La rutina del joven Délano era la siguiente: se levantaba en la mañana a escribir, si era verano nadaba un rato y, luego, alrededor del mediodía, iba junto a su padre a pescar en los roqueríos que están bajo la casa. "Salía el pescado que se llama la vieja, el rollizo, el tomoyo, la jerguilla".
Una de esas hijas, la poeta Bárbara Délano -que murió en 1996 en un accidente aéreo- también fue una escritora cartagenina. José Donoso (1924-1996) es otro que pasaba por Cartagena. Y también el más reciente ganador del Premio Nacional de Literatura, Antonio Skármeta.
Sobre Donoso, Délano recuerda que estuvieron muchas veces juntos -"cuando terminó de escribir 'Coronación' la fue a leer a mi casa, estuvo un fin de semana entero leyendo con mi padre, mi madre y yo"-; sobre Skármeta, que "disfrutaba mucho el carácter popular de Cartagena".
"Siempre me gustó mucho", confirma Skármeta. Es más, un capítulo de "El show de los libros" estuvo dedicado al balneario; y en su cuento "Entre todas las cosas lo primero es el mar" se lo menciona. ¿Por qué le gusta?
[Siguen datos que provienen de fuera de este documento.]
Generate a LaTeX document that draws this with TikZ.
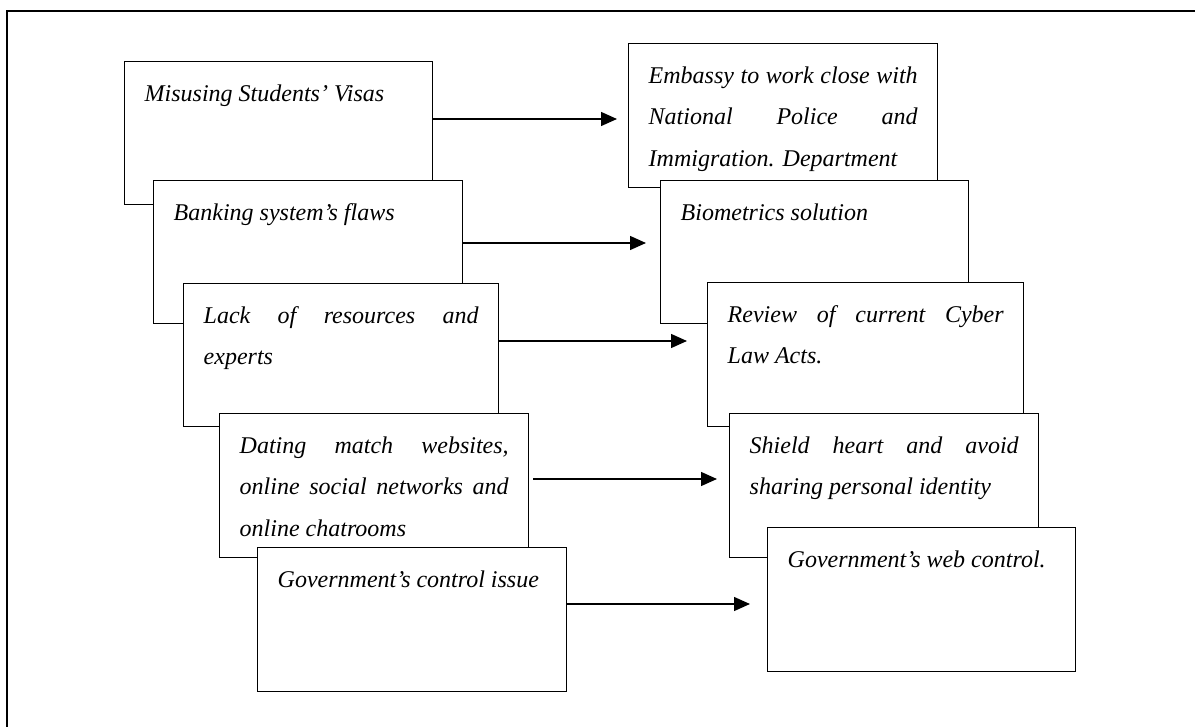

Por la vitalidad del lugar en verano, y el contraste entre esa vitalidad "y el ambiente arquitectónico". Por la "solemnidad decaída" que tiene en invierno.
Le gusta que sea "el reino de las radios portátiles", "donde conviven la cumbia, la bachata, el reggaeton; es un concierto acústico muy gracioso". Y lo deslumbra "ponerse en el paseo, donde está la curva, en la reventazón de las rocas; no hay nadie que no se haya ido allí a mojar con la polola". Y "tradiciones formidables que no sé si siguen vivas ahora, pero que lo estaban hasta hace poco, como los fotógrafos con escenografías portátiles, o las vendedoras de hallulla con palta y arrollado que circulaban profusamente; y los vendedores de maní confitado y tostado, ni hablar, hacían legión".
Sueños exclusivistas
¿Habrá que sentir pena o pudor cuando se habla de Cartagena como la otrora "Deauville de América", la "Costa Azul de Chile", el balneario de las "walkirias chilenas"?
¿A qué se deben los lamentos? Llegó el tren en 1921, luego las políticas de masificación del turismo impulsadas por Carlos Ibáñez; lo que fue llenando cada vez más el balneario. Hay quienes creen que los trabajadores arruinaron el sueño del balneario europeo. Lo que pasó en realidad es que la ciudad no aumentó su infraestructura de acuerdo al crecimiento de la población; que los antiguos veraneantes ya no podían disfrutar del balneario en exclusiva, así es que lo dejaron. Que, entonces, sus casas se reconvirtieron en pensiones y hosterías o simplemente quedaron abandonadas y se deterioraron.
"Naturalmente esta era una ciudad destinada a otra cosa", dice Skármeta, "pero los sueños exclusivistas cambiaron en todo el planeta. Es bueno, es lindo que existan playas donde se expresa la masividad de la democracia". Playas, precisamente, como Cartagena y -según se lee en una crónica de Pedro Lemebel- "su aglomeración poblacional chorreando de entusiasmo el asoleado enero"; ese "circo playero" que sigue, donde "ríe y compra y se enguata de cerveza el bullicioso carnaval plebeyo".
También le gustaba a Couve: "En Cartagena me hizo muy bien mirar a todo ese gentío en el verano, porque cuando hay ochenta mil personas con unos melones tuna de sombrero pasando por debajo de tu balcón, no hay gobierno militar ni nada: hay un mar humano que no hay cómo dominarlo, y eso me entusiasmó mucho". "En Cartagena me sentí en democracia".